Shumard oaks bear relatively large acorns, which typically reach up to 3 cm in diameter. Acorns take between 1.5 and 3 years to fully mature and may go unnoticed during their early stages of development.

== Distribution and habitat ==
Shumard oak is native to the Atlantic coastal plain primarily from North Carolina to northern Florida and west to central Texas; it is also found north in the Mississippi River Valley to central Oklahoma, eastern Kansas, Missouri, southern Illinois, Indiana, western and southern Ohio, Kentucky, and Tennessee. It is found locally north to southern Michigan, southern Pennsylvania, Maryland, western New York, and the extreme south of Ontario, Canada.

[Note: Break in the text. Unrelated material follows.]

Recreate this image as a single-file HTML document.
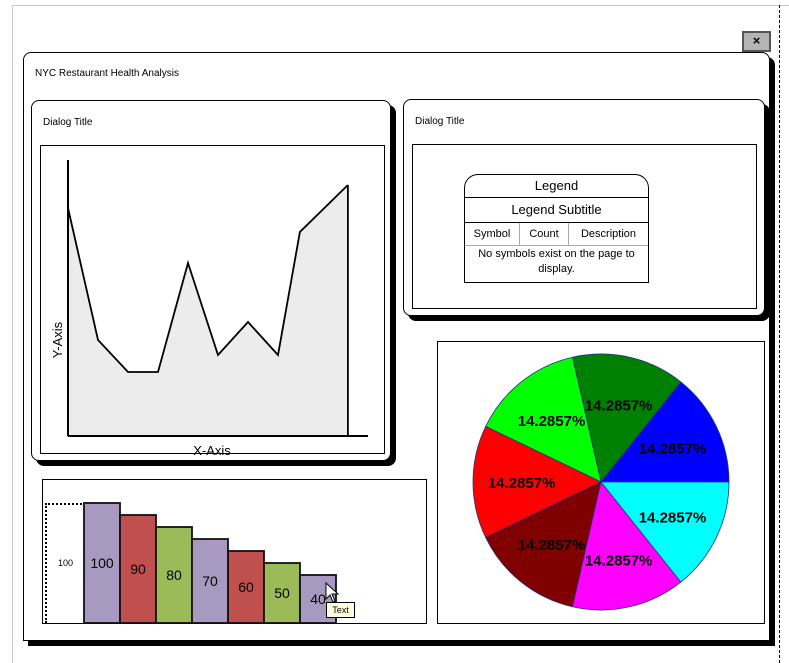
<!DOCTYPE html>
<html><head><meta charset="utf-8"><style>
body{margin:0;width:789px;height:663px;background:#fff;position:relative;overflow:hidden;font-family:"Liberation Sans",sans-serif;}
.abs{position:absolute;box-sizing:border-box;}
.win{border:1.5px solid #000;background:#fff;box-shadow:5px 5px 0 #000;}
.lbl{font-size:10px;color:#000;}
table{border-collapse:collapse;font-size:11px;}
</style></head><body>
<div class="abs" style="left:12px;top:5px;width:777px;height:1px;background:#c8c8c8"></div>
<div class="abs" style="left:12px;top:5px;width:1px;height:658px;background:#c8c8c8"></div>
<div class="abs" style="left:779px;top:5px;width:0;height:658px;border-left:1.5px dashed #000"></div>
<div class="abs" style="left:742px;top:31px;width:29px;height:21px;background:#b4b4b4;border:2px solid #555;font-size:13px;font-weight:bold;text-align:center;line-height:16px">×</div>

<div class="abs win" style="left:23px;top:52px;width:747px;height:589px;border-radius:8px 8px 0 0"></div>
<div class="abs lbl" style="left:35px;top:68px">NYC Restaurant Health Analysis</div>

<div class="abs win" style="left:31px;top:100px;width:360px;height:361px;border-radius:8px"></div>
<div class="abs lbl" style="left:43px;top:117px">Dialog Title</div>
<div class="abs" style="left:40px;top:145px;width:345px;height:309px;border:1px solid #000"></div>
<svg class="abs" style="left:0;top:0" width="789" height="663" id="lineSvg"></svg>

<div class="abs win" style="left:403px;top:99px;width:362px;height:217px;border-radius:8px"></div>
<div class="abs lbl" style="left:415px;top:116px">Dialog Title</div>
<div class="abs" style="left:412px;top:144px;width:345px;height:165px;border:1px solid #000"></div>
<div class="abs" style="left:464px;top:174px;width:185px;height:109px;border:1px solid #000;border-radius:14px 14px 0 0;overflow:hidden">
<div style="height:22px;border-bottom:1px solid #000;text-align:center;font-size:13px;line-height:22px">Legend</div>
<div style="height:24px;border-bottom:1px solid #000;text-align:center;font-size:13px;line-height:24px">Legend Subtitle</div>
<table style="width:100%"><tr style="height:22px;border-bottom:1px solid #aaa">
<td style="border-right:1px solid #aaa;text-align:center;width:52px">Symbol</td>
<td style="border-right:1px solid #aaa;text-align:center;width:46px">Count</td>
<td style="text-align:center">Description</td></tr>
<tr><td colspan="3" style="text-align:center;line-height:15px;padding-top:1px">No symbols exist on the page to display.</td></tr></table>
</div>

<div class="abs" style="left:437px;top:341px;width:328px;height:283px;border:1px solid #000"></div>
<div class="abs" style="left:42px;top:479px;width:385px;height:145px;border:1px solid #000"></div>
<div class="abs" style="left:45px;top:503px;width:40px;height:120px;border-left:2px dotted #000;border-top:2px dotted #000"></div>
<div class="abs" style="left:58px;top:558px;font-size:9px">100</div>
<svg class="abs" style="left:0;top:0" width="789" height="663" id="chartSvg"></svg>
<div class="abs" style="left:326px;top:602px;width:29px;height:16px;background:#ffffe1;border:1px solid #000;font-size:9px;text-align:center;line-height:14px">Text</div>

<script>
const lineX=[0,1,2,3,4,5,6,7,7.73,9.33];
const lineY=[228,96,64,64,173,81,114,81,204,251];
const pieLabels=["14.2857%","14.2857%","14.2857%","14.2857%","14.2857%","14.2857%","14.2857%"];
const pieValues=[1,1,1,1,1,1,1];
const pieColors=["#0000ff","#008000","#00ff00","#ff0000","#800000","#ff00ff","#00ffff"];
const barValues=[100,90,80,70,60,50,40];
const barColors=["#a899c0","#c0504d","#9bbb59","#a899c0","#c0504d","#9bbb59","#a899c0"];
const NS="http://www.w3.org/2000/svg";
function mk(p,t,a){const e=document.createElementNS(NS,t);for(const k in a)e.setAttribute(k,a[k]);p.appendChild(e);return e;}
// line chart
const ls=document.getElementById('lineSvg');
const lx=v=>68+30*v, ly=v=>436-v;
let d=lineX.map((v,i)=>(i?'L':'M')+lx(v)+','+ly(lineY[i])).join(' ');
const area=mk(ls,'path',{d:d+` L${lx(lineX[lineX.length-1])},436 L${lx(lineX[0])},436 Z`,fill:'#ececec',stroke:'none'});


const ln=mk(ls,'path',{d:d,fill:'none',stroke:'#000','stroke-width':1.8});


const ya=mk(ls,'line',{x1:68,y1:160,x2:68,y2:436,stroke:'#000','stroke-width':2});


const xa=mk(ls,'line',{x1:68,y1:436,x2:368,y2:436,stroke:'#000','stroke-width':2});


mk(ls,'line',{x1:lx(lineX[lineX.length-1]),y1:ly(lineY[lineY.length-1]),x2:lx(lineX[lineX.length-1]),y2:436,stroke:'#000','stroke-width':1.8});
const xt=mk(ls,'text',{x:212,y:455,'font-size':13,'text-anchor':'middle','font-family':'Liberation Sans'});xt.textContent='X-Axis';


const yt=mk(ls,'text',{x:0,y:0,'font-size':13,'text-anchor':'middle','font-family':'Liberation Sans',transform:'translate(62,340) rotate(-90)'});yt.textContent='Y-Axis';


// pie
const cs=document.getElementById('chartSvg');
const cx=601,cy=482,r=128;const tot=pieValues.reduce((a,b)=>a+b,0);
let a0=0;
pieValues.forEach((v,i)=>{const a1=a0+v/tot*2*Math.PI;
 const p=mk(cs,'path',{d:`M${cx},${cy} L${cx+r*Math.cos(a0)},${cy-r*Math.sin(a0)} A${r},${r} 0 0 0 ${cx+r*Math.cos(a1)},${cy-r*Math.sin(a1)} Z`,fill:pieColors[i],stroke:'#203080','stroke-width':0.8});
 
 
 a0=a1;});
a0=0;
pieValues.forEach((v,i)=>{const a1=a0+v/tot*2*Math.PI,m=(a0+a1)/2;
 const t=mk(cs,'text',{x:cx+r*0.62*Math.cos(m),y:cy-r*0.62*Math.sin(m)+6,'font-size':15,'font-weight':'bold','text-anchor':'middle','font-family':'Liberation Sans'});t.textContent=pieLabels[i];
 
 
 a0=a1;});
// bars
const base=623,sc=1.2,bw=36,bx0=84;
barValues.forEach((v,i)=>{const h=v*sc,x=bx0+i*bw;
 const b=mk(cs,'rect',{x:x,y:base-h,width:bw,height:h,fill:barColors[i],stroke:'#111','stroke-width':1.8});
 
 
 const t=mk(cs,'text',{x:x+bw/2,y:base-h/2+5,'font-size':14,'text-anchor':'middle','font-family':'Liberation Sans'});t.textContent=String(v);
 
 });
const cur=mk(cs,'path',{d:'M326,583 L326,599 L330,595 L333,602 L335,601 L332,594 L338,594 Z',fill:'#fff',stroke:'#000','stroke-width':1});


</script>
</body></html>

It is tolerant of wide ranges of pH levels in soil. It is drought-resistant, and prefers partial to full sunlight. Shumard oaks begin to bear seeds at a minimum of 25 years of age, and the optimum age for seed development is 50. They are known to have reached at least 480 years of age. The roots are intolerant to disturbance.

== Ecology ==
The acorns of the Shumard oak provide food for various songbirds, game birds such as wild turkey and quail, waterfowl, white-tailed deer, feral hogs, and various rodents such as squirrels. The leaves and twigs can also provide browse for white-tailed deer.

Oak wilt can attack all red oaks, including the Shumard oak. Other diseases that attack Shumard oaks are various fungi that can grow on the leaves, powdery mildew, canker diseases, and shoestring root.

==Uses==
Shumard oak is valued for commercial use and as a shade tree. With the Shumard Oak's ability to tolerate and thrive in a wide range of soil types, it is cultivated at least as far north as Ottawa, Ontario and southern Quebec, and as far south as Lake Worth Beach, Florida.

Shumard oak lumber is grouped with other red oak lumber for use in flooring, furniture, interior trim, decorative molding, paneling, and cabinetry. According to one guide, the lumber of Shumard oak is considered "mechanically superior" to that of other red oaks.